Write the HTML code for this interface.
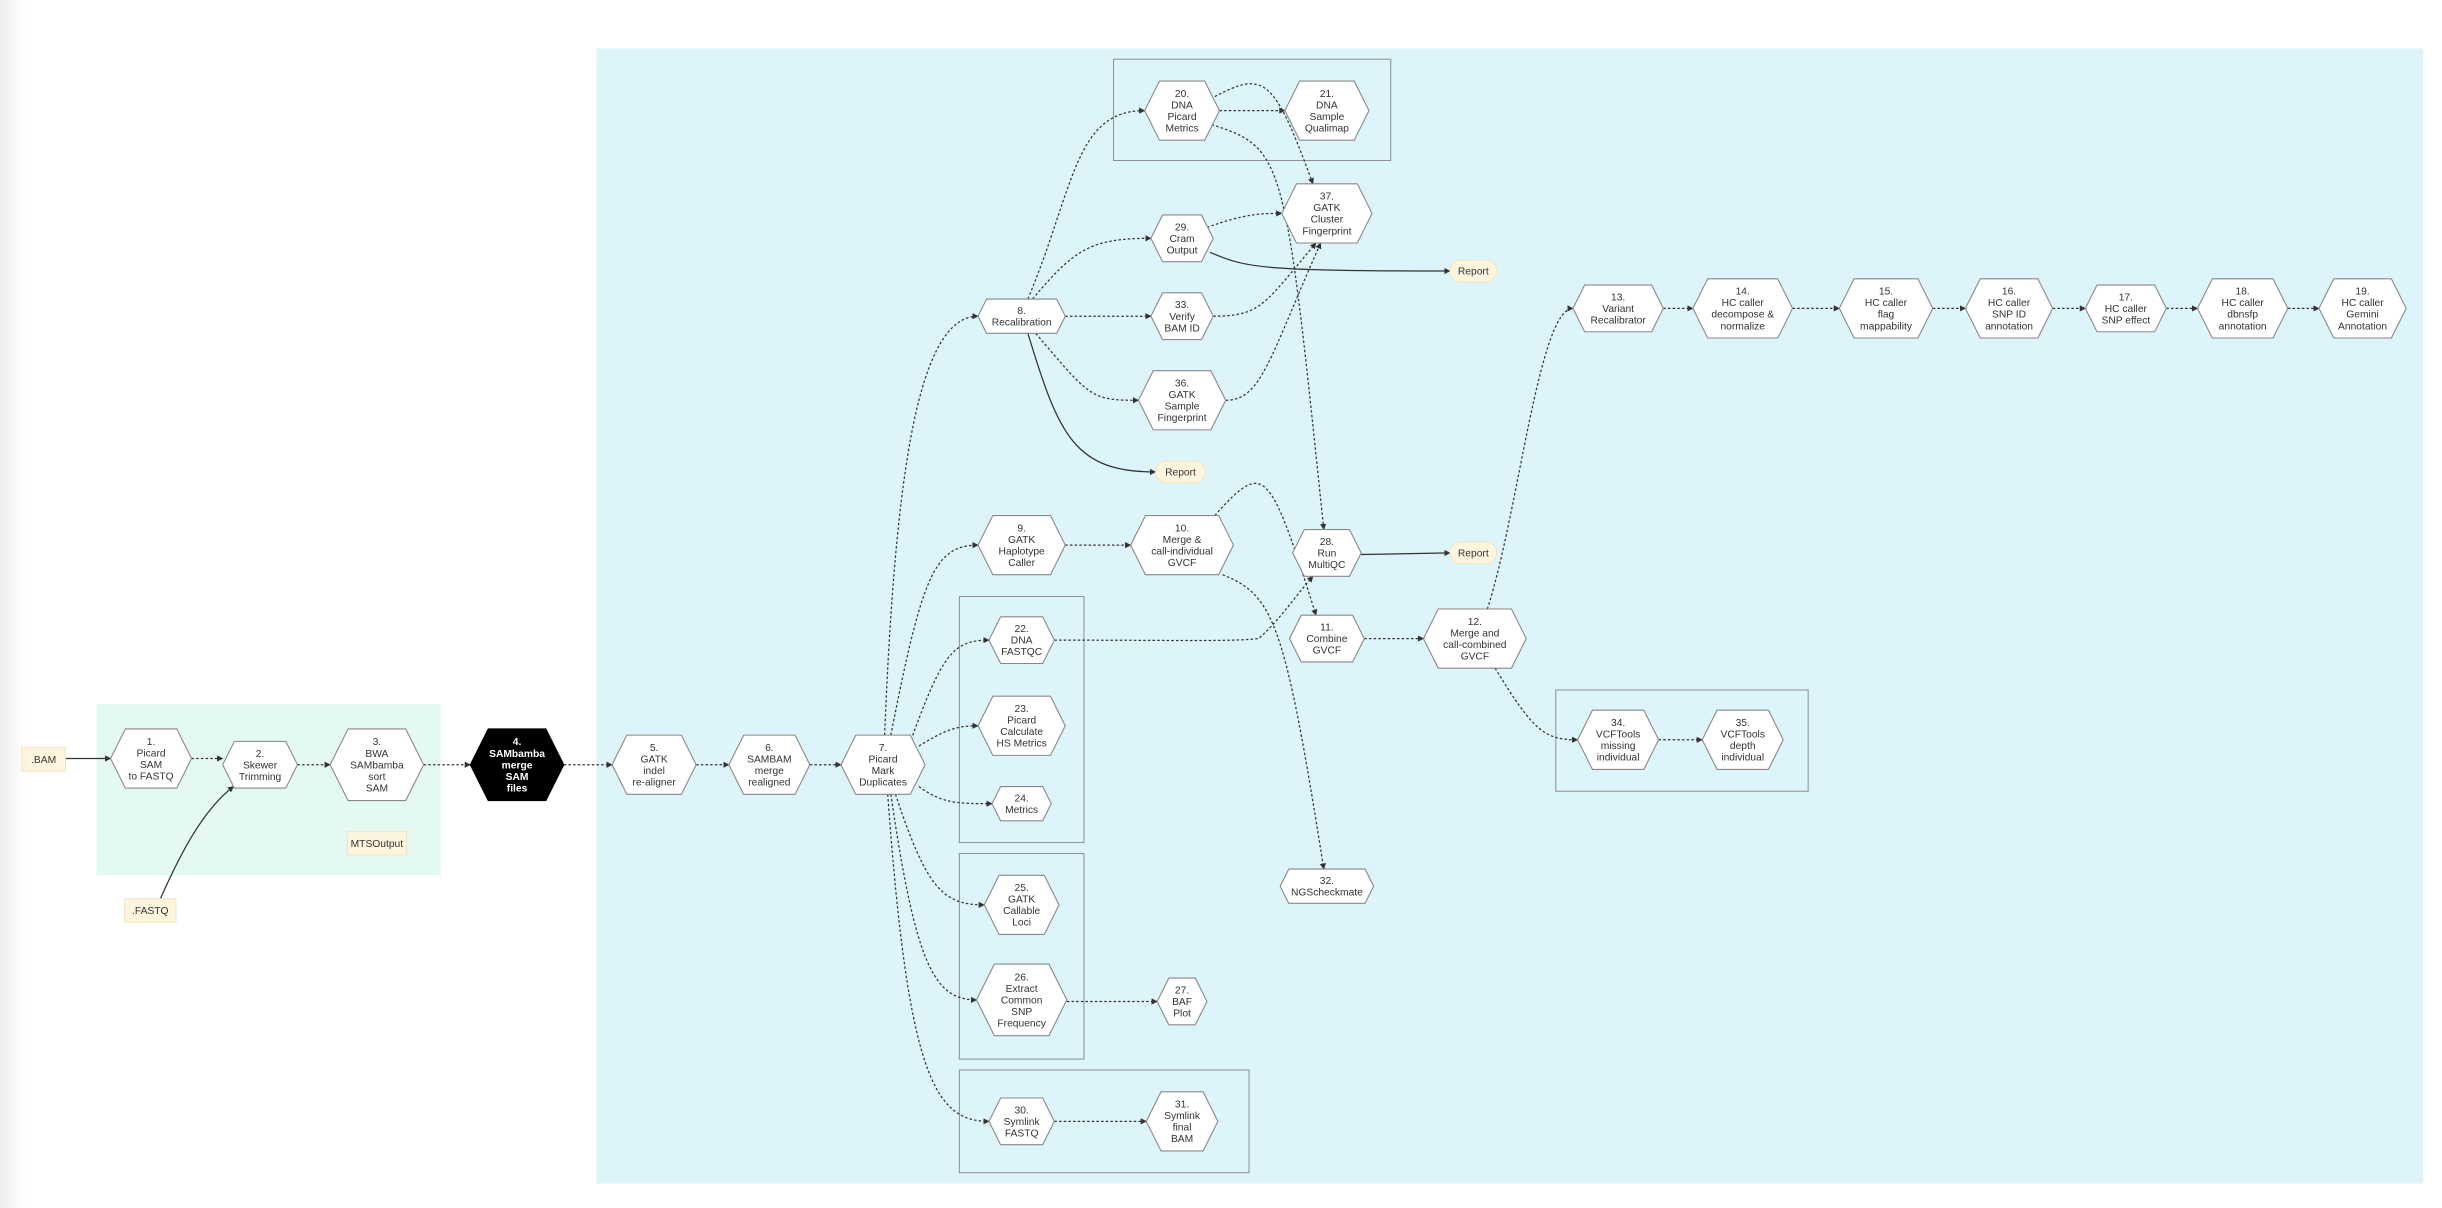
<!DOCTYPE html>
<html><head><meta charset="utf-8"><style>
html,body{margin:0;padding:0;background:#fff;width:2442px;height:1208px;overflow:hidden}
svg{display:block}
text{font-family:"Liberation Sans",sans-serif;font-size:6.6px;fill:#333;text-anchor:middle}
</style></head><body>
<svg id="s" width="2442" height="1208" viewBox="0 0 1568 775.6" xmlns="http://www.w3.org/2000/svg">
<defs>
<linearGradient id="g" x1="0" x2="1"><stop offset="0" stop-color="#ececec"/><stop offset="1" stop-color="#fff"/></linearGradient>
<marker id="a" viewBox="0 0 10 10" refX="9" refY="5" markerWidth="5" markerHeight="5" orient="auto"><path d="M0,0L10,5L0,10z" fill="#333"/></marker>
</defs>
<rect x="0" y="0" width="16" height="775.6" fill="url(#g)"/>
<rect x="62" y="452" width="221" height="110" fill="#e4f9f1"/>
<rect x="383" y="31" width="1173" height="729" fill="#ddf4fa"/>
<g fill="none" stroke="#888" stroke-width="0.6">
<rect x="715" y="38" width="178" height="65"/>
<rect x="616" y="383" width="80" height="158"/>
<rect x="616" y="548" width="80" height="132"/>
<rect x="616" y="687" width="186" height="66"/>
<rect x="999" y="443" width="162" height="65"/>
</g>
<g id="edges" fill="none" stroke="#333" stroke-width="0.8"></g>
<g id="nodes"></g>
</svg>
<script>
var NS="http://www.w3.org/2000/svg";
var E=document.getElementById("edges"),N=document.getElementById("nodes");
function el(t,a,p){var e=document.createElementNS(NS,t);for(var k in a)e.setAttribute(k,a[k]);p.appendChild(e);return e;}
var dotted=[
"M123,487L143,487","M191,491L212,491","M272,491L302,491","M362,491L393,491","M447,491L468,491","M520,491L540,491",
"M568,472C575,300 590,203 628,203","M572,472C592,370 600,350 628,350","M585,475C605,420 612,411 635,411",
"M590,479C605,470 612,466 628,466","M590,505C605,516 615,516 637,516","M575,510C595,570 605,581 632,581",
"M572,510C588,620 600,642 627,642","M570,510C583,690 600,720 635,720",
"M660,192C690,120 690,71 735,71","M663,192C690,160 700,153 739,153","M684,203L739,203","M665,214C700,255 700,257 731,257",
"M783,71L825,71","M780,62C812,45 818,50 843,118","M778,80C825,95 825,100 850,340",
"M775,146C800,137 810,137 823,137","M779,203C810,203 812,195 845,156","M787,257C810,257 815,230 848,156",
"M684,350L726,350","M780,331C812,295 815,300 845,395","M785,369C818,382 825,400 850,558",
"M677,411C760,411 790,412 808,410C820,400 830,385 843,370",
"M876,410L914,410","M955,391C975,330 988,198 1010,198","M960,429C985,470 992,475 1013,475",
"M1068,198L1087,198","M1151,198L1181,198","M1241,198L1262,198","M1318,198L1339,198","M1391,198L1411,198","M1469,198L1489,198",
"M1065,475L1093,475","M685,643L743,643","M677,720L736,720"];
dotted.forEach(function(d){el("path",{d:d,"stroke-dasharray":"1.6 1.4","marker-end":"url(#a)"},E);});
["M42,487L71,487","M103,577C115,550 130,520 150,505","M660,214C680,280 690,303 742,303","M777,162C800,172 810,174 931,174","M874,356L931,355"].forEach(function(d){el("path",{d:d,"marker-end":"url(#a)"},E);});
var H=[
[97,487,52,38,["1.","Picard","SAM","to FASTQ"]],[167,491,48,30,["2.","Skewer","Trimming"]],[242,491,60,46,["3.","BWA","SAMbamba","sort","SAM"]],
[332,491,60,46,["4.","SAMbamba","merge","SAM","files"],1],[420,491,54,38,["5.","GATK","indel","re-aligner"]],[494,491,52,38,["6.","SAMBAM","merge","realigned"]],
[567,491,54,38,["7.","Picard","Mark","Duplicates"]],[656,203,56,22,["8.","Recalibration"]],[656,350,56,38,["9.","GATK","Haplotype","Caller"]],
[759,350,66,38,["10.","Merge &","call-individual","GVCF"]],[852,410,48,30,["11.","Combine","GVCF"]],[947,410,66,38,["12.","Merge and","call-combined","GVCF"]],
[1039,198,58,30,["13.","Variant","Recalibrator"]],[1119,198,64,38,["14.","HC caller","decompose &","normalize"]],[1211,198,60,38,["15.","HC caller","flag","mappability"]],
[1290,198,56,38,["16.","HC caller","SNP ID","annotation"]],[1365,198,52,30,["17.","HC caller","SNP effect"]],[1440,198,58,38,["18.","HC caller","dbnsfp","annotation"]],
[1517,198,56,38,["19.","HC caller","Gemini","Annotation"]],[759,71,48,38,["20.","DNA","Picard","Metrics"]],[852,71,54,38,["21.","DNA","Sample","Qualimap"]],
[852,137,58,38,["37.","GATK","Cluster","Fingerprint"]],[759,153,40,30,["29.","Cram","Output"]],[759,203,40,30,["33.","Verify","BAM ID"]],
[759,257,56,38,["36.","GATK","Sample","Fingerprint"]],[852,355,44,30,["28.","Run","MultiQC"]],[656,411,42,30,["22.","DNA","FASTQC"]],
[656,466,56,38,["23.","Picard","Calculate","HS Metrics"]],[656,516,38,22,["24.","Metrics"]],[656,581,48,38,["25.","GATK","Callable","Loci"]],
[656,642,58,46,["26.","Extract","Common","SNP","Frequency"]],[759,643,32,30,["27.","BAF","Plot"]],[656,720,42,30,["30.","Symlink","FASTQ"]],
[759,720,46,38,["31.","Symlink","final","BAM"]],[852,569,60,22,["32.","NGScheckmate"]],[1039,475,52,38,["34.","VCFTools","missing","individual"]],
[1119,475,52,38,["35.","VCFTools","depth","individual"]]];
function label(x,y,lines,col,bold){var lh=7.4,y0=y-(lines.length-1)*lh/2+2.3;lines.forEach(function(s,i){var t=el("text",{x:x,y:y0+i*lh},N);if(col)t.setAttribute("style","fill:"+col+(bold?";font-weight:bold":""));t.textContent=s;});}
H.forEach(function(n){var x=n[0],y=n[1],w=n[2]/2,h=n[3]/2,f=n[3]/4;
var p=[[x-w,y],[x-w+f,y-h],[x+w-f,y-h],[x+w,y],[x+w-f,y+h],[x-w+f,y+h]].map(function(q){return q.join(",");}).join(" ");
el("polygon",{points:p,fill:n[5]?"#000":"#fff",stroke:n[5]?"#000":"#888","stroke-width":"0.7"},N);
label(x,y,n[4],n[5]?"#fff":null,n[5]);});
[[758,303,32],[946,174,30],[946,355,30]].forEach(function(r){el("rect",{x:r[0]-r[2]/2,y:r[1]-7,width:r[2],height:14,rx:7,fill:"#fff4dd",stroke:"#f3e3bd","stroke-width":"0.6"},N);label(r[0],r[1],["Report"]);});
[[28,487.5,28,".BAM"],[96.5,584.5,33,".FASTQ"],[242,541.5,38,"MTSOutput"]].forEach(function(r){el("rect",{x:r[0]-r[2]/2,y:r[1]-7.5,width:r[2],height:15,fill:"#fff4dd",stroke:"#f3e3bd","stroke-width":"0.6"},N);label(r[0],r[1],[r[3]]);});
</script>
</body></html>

* [Stated goal]
Set the data above down again exactly as given, with no pictures.

* [Exercise solution]
Write the HTML code for this interface.
<!DOCTYPE html>
<html><head><meta charset="utf-8"><style>
html,body{margin:0;padding:0;background:#fff;width:2442px;height:1208px;overflow:hidden}
svg{display:block}
text{font-family:"Liberation Sans",sans-serif;font-size:6.6px;fill:#333;text-anchor:middle}
</style></head><body>
<svg id="s" width="2442" height="1208" viewBox="0 0 1568 775.6" xmlns="http://www.w3.org/2000/svg">
<defs>
<linearGradient id="g" x1="0" x2="1"><stop offset="0" stop-color="#ececec"/><stop offset="1" stop-color="#fff"/></linearGradient>
<marker id="a" viewBox="0 0 10 10" refX="9" refY="5" markerWidth="5" markerHeight="5" orient="auto"><path d="M0,0L10,5L0,10z" fill="#333"/></marker>
</defs>
<rect x="0" y="0" width="16" height="775.6" fill="url(#g)"/>
<rect x="62" y="452" width="221" height="110" fill="#e4f9f1"/>
<rect x="383" y="31" width="1173" height="729" fill="#ddf4fa"/>
<g fill="none" stroke="#888" stroke-width="0.6">
<rect x="715" y="38" width="178" height="65"/>
<rect x="616" y="383" width="80" height="158"/>
<rect x="616" y="548" width="80" height="132"/>
<rect x="616" y="687" width="186" height="66"/>
<rect x="999" y="443" width="162" height="65"/>
</g>
<g id="edges" fill="none" stroke="#333" stroke-width="0.8"></g>
<g id="nodes"></g>
</svg>
<script>
var NS="http://www.w3.org/2000/svg";
var E=document.getElementById("edges"),N=document.getElementById("nodes");
function el(t,a,p){var e=document.createElementNS(NS,t);for(var k in a)e.setAttribute(k,a[k]);p.appendChild(e);return e;}
var dotted=[
"M123,487L143,487","M191,491L212,491","M272,491L302,491","M362,491L393,491","M447,491L468,491","M520,491L540,491",
"M568,472C575,300 590,203 628,203","M572,472C592,370 600,350 628,350","M585,475C605,420 612,411 635,411",
"M590,479C605,470 612,466 628,466","M590,505C605,516 615,516 637,516","M575,510C595,570 605,581 632,581",
"M572,510C588,620 600,642 627,642","M570,510C583,690 600,720 635,720",
"M660,192C690,120 690,71 735,71","M663,192C690,160 700,153 739,153","M684,203L739,203","M665,214C700,255 700,257 731,257",
"M783,71L825,71","M780,62C812,45 818,50 843,118","M778,80C825,95 825,100 850,340",
"M775,146C800,137 810,137 823,137","M779,203C810,203 812,195 845,156","M787,257C810,257 815,230 848,156",
"M684,350L726,350","M780,331C812,295 815,300 845,395","M785,369C818,382 825,400 850,558",
"M677,411C760,411 790,412 808,410C820,400 830,385 843,370",
"M876,410L914,410","M955,391C975,330 988,198 1010,198","M960,429C985,470 992,475 1013,475",
"M1068,198L1087,198","M1151,198L1181,198","M1241,198L1262,198","M1318,198L1339,198","M1391,198L1411,198","M1469,198L1489,198",
"M1065,475L1093,475","M685,643L743,643","M677,720L736,720"];
dotted.forEach(function(d){el("path",{d:d,"stroke-dasharray":"1.6 1.4","marker-end":"url(#a)"},E);});
["M42,487L71,487","M103,577C115,550 130,520 150,505","M660,214C680,280 690,303 742,303","M777,162C800,172 810,174 931,174","M874,356L931,355"].forEach(function(d){el("path",{d:d,"marker-end":"url(#a)"},E);});
var H=[
[97,487,52,38,["1.","Picard","SAM","to FASTQ"]],[167,491,48,30,["2.","Skewer","Trimming"]],[242,491,60,46,["3.","BWA","SAMbamba","sort","SAM"]],
[332,491,60,46,["4.","SAMbamba","merge","SAM","files"],1],[420,491,54,38,["5.","GATK","indel","re-aligner"]],[494,491,52,38,["6.","SAMBAM","merge","realigned"]],
[567,491,54,38,["7.","Picard","Mark","Duplicates"]],[656,203,56,22,["8.","Recalibration"]],[656,350,56,38,["9.","GATK","Haplotype","Caller"]],
[759,350,66,38,["10.","Merge &","call-individual","GVCF"]],[852,410,48,30,["11.","Combine","GVCF"]],[947,410,66,38,["12.","Merge and","call-combined","GVCF"]],
[1039,198,58,30,["13.","Variant","Recalibrator"]],[1119,198,64,38,["14.","HC caller","decompose &","normalize"]],[1211,198,60,38,["15.","HC caller","flag","mappability"]],
[1290,198,56,38,["16.","HC caller","SNP ID","annotation"]],[1365,198,52,30,["17.","HC caller","SNP effect"]],[1440,198,58,38,["18.","HC caller","dbnsfp","annotation"]],
[1517,198,56,38,["19.","HC caller","Gemini","Annotation"]],[759,71,48,38,["20.","DNA","Picard","Metrics"]],[852,71,54,38,["21.","DNA","Sample","Qualimap"]],
[852,137,58,38,["37.","GATK","Cluster","Fingerprint"]],[759,153,40,30,["29.","Cram","Output"]],[759,203,40,30,["33.","Verify","BAM ID"]],
[759,257,56,38,["36.","GATK","Sample","Fingerprint"]],[852,355,44,30,["28.","Run","MultiQC"]],[656,411,42,30,["22.","DNA","FASTQC"]],
[656,466,56,38,["23.","Picard","Calculate","HS Metrics"]],[656,516,38,22,["24.","Metrics"]],[656,581,48,38,["25.","GATK","Callable","Loci"]],
[656,642,58,46,["26.","Extract","Common","SNP","Frequency"]],[759,643,32,30,["27.","BAF","Plot"]],[656,720,42,30,["30.","Symlink","FASTQ"]],
[759,720,46,38,["31.","Symlink","final","BAM"]],[852,569,60,22,["32.","NGScheckmate"]],[1039,475,52,38,["34.","VCFTools","missing","individual"]],
[1119,475,52,38,["35.","VCFTools","depth","individual"]]];
function label(x,y,lines,col,bold){var lh=7.4,y0=y-(lines.length-1)*lh/2+2.3;lines.forEach(function(s,i){var t=el("text",{x:x,y:y0+i*lh},N);if(col)t.setAttribute("style","fill:"+col+(bold?";font-weight:bold":""));t.textContent=s;});}
H.forEach(function(n){var x=n[0],y=n[1],w=n[2]/2,h=n[3]/2,f=n[3]/4;
var p=[[x-w,y],[x-w+f,y-h],[x+w-f,y-h],[x+w,y],[x+w-f,y+h],[x-w+f,y+h]].map(function(q){return q.join(",");}).join(" ");
el("polygon",{points:p,fill:n[5]?"#000":"#fff",stroke:n[5]?"#000":"#888","stroke-width":"0.7"},N);
label(x,y,n[4],n[5]?"#fff":null,n[5]);});
[[758,303,32],[946,174,30],[946,355,30]].forEach(function(r){el("rect",{x:r[0]-r[2]/2,y:r[1]-7,width:r[2],height:14,rx:7,fill:"#fff4dd",stroke:"#f3e3bd","stroke-width":"0.6"},N);label(r[0],r[1],["Report"]);});
[[28,487.5,28,".BAM"],[96.5,584.5,33,".FASTQ"],[242,541.5,38,"MTSOutput"]].forEach(function(r){el("rect",{x:r[0]-r[2]/2,y:r[1]-7.5,width:r[2],height:15,fill:"#fff4dd",stroke:"#f3e3bd","stroke-width":"0.6"},N);label(r[0],r[1],[r[3]]);});
</script>
</body></html>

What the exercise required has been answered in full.